Problem to solve: Skip the pictures and quote all of the lines exactly.

Provided data:
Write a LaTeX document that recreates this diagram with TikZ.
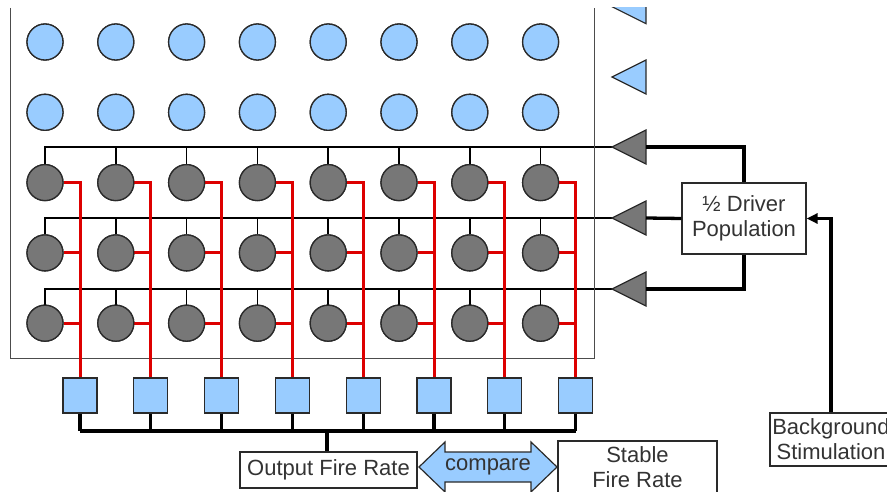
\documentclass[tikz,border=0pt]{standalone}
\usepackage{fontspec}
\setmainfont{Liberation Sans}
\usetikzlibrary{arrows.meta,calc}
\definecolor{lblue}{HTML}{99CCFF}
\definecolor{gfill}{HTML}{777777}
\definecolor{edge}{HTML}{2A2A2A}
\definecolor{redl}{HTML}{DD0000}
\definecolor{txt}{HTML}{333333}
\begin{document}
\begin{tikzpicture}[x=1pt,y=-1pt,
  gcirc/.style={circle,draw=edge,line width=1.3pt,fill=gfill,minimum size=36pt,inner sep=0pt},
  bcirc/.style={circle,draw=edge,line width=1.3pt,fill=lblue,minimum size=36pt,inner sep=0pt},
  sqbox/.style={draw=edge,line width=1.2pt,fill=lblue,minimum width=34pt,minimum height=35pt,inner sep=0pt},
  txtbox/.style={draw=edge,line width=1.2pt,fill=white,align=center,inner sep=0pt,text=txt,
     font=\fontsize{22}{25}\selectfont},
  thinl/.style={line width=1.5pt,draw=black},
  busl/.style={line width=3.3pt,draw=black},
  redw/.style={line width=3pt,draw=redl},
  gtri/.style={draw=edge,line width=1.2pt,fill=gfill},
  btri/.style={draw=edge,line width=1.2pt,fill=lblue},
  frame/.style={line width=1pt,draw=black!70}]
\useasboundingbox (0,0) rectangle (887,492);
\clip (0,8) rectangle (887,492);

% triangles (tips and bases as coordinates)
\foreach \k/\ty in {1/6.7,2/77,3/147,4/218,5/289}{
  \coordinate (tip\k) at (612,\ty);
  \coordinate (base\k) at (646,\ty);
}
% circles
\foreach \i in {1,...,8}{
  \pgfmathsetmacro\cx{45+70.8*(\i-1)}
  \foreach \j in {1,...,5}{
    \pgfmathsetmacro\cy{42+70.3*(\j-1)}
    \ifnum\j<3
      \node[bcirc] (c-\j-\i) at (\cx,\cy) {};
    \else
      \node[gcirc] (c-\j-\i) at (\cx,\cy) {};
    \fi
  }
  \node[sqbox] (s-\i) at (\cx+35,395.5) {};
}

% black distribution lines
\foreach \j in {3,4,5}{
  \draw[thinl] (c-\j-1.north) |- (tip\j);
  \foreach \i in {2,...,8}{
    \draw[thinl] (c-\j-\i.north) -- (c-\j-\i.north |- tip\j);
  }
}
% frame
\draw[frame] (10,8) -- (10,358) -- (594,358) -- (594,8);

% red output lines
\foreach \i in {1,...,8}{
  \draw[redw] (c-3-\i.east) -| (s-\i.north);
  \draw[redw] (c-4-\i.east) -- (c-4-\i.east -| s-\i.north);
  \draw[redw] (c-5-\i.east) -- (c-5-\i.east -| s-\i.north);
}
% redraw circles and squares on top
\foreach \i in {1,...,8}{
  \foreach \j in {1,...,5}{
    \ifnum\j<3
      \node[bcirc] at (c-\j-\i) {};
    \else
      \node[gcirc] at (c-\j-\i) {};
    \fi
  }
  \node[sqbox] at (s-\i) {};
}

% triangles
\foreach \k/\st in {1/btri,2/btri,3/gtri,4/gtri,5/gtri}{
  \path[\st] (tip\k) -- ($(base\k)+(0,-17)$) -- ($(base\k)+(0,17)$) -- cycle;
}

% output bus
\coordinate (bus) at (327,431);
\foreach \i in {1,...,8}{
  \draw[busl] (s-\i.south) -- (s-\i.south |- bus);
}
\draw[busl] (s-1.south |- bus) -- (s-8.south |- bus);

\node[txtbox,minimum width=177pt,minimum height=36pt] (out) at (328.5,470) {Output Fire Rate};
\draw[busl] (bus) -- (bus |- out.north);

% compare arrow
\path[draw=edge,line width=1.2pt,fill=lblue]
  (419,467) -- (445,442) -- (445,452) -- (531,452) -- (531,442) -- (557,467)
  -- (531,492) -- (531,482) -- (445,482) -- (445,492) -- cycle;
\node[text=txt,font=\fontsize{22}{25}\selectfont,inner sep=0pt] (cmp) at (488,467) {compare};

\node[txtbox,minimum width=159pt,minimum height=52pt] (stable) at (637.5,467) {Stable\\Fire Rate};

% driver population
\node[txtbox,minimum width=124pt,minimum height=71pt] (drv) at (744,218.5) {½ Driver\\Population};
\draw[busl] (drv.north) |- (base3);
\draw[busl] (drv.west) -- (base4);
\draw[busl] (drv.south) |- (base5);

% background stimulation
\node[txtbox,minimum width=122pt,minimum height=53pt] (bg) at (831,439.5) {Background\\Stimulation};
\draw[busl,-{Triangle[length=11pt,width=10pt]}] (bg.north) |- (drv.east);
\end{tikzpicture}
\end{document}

Task result:
Write a LaTeX document that recreates this diagram with TikZ.
\documentclass[tikz,border=0pt]{standalone}
\usepackage{fontspec}
\setmainfont{Liberation Sans}
\usetikzlibrary{arrows.meta,calc}
\definecolor{lblue}{HTML}{99CCFF}
\definecolor{gfill}{HTML}{777777}
\definecolor{edge}{HTML}{2A2A2A}
\definecolor{redl}{HTML}{DD0000}
\definecolor{txt}{HTML}{333333}
\begin{document}
\begin{tikzpicture}[x=1pt,y=-1pt,
  gcirc/.style={circle,draw=edge,line width=1.3pt,fill=gfill,minimum size=36pt,inner sep=0pt},
  bcirc/.style={circle,draw=edge,line width=1.3pt,fill=lblue,minimum size=36pt,inner sep=0pt},
  sqbox/.style={draw=edge,line width=1.2pt,fill=lblue,minimum width=34pt,minimum height=35pt,inner sep=0pt},
  txtbox/.style={draw=edge,line width=1.2pt,fill=white,align=center,inner sep=0pt,text=txt,
     font=\fontsize{22}{25}\selectfont},
  thinl/.style={line width=1.5pt,draw=black},
  busl/.style={line width=3.3pt,draw=black},
  redw/.style={line width=3pt,draw=redl},
  gtri/.style={draw=edge,line width=1.2pt,fill=gfill},
  btri/.style={draw=edge,line width=1.2pt,fill=lblue},
  frame/.style={line width=1pt,draw=black!70}]
\useasboundingbox (0,0) rectangle (887,492);
\clip (0,8) rectangle (887,492);

% triangles (tips and bases as coordinates)
\foreach \k/\ty in {1/6.7,2/77,3/147,4/218,5/289}{
  \coordinate (tip\k) at (612,\ty);
  \coordinate (base\k) at (646,\ty);
}
% circles
\foreach \i in {1,...,8}{
  \pgfmathsetmacro\cx{45+70.8*(\i-1)}
  \foreach \j in {1,...,5}{
    \pgfmathsetmacro\cy{42+70.3*(\j-1)}
    \ifnum\j<3
      \node[bcirc] (c-\j-\i) at (\cx,\cy) {};
    \else
      \node[gcirc] (c-\j-\i) at (\cx,\cy) {};
    \fi
  }
  \node[sqbox] (s-\i) at (\cx+35,395.5) {};
}

% black distribution lines
\foreach \j in {3,4,5}{
  \draw[thinl] (c-\j-1.north) |- (tip\j);
  \foreach \i in {2,...,8}{
    \draw[thinl] (c-\j-\i.north) -- (c-\j-\i.north |- tip\j);
  }
}
% frame
\draw[frame] (10,8) -- (10,358) -- (594,358) -- (594,8);

% red output lines
\foreach \i in {1,...,8}{
  \draw[redw] (c-3-\i.east) -| (s-\i.north);
  \draw[redw] (c-4-\i.east) -- (c-4-\i.east -| s-\i.north);
  \draw[redw] (c-5-\i.east) -- (c-5-\i.east -| s-\i.north);
}
% redraw circles and squares on top
\foreach \i in {1,...,8}{
  \foreach \j in {1,...,5}{
    \ifnum\j<3
      \node[bcirc] at (c-\j-\i) {};
    \else
      \node[gcirc] at (c-\j-\i) {};
    \fi
  }
  \node[sqbox] at (s-\i) {};
}

% triangles
\foreach \k/\st in {1/btri,2/btri,3/gtri,4/gtri,5/gtri}{
  \path[\st] (tip\k) -- ($(base\k)+(0,-17)$) -- ($(base\k)+(0,17)$) -- cycle;
}

% output bus
\coordinate (bus) at (327,431);
\foreach \i in {1,...,8}{
  \draw[busl] (s-\i.south) -- (s-\i.south |- bus);
}
\draw[busl] (s-1.south |- bus) -- (s-8.south |- bus);

\node[txtbox,minimum width=177pt,minimum height=36pt] (out) at (328.5,470) {Output Fire Rate};
\draw[busl] (bus) -- (bus |- out.north);

% compare arrow
\path[draw=edge,line width=1.2pt,fill=lblue]
  (419,467) -- (445,442) -- (445,452) -- (531,452) -- (531,442) -- (557,467)
  -- (531,492) -- (531,482) -- (445,482) -- (445,492) -- cycle;
\node[text=txt,font=\fontsize{22}{25}\selectfont,inner sep=0pt] (cmp) at (488,467) {compare};

\node[txtbox,minimum width=159pt,minimum height=52pt] (stable) at (637.5,467) {Stable\\Fire Rate};

% driver population
\node[txtbox,minimum width=124pt,minimum height=71pt] (drv) at (744,218.5) {½ Driver\\Population};
\draw[busl] (drv.north) |- (base3);
\draw[busl] (drv.west) -- (base4);
\draw[busl] (drv.south) |- (base5);

% background stimulation
\node[txtbox,minimum width=122pt,minimum height=53pt] (bg) at (831,439.5) {Background\\Stimulation};
\draw[busl,-{Triangle[length=11pt,width=10pt]}] (bg.north) |- (drv.east);
\end{tikzpicture}
\end{document}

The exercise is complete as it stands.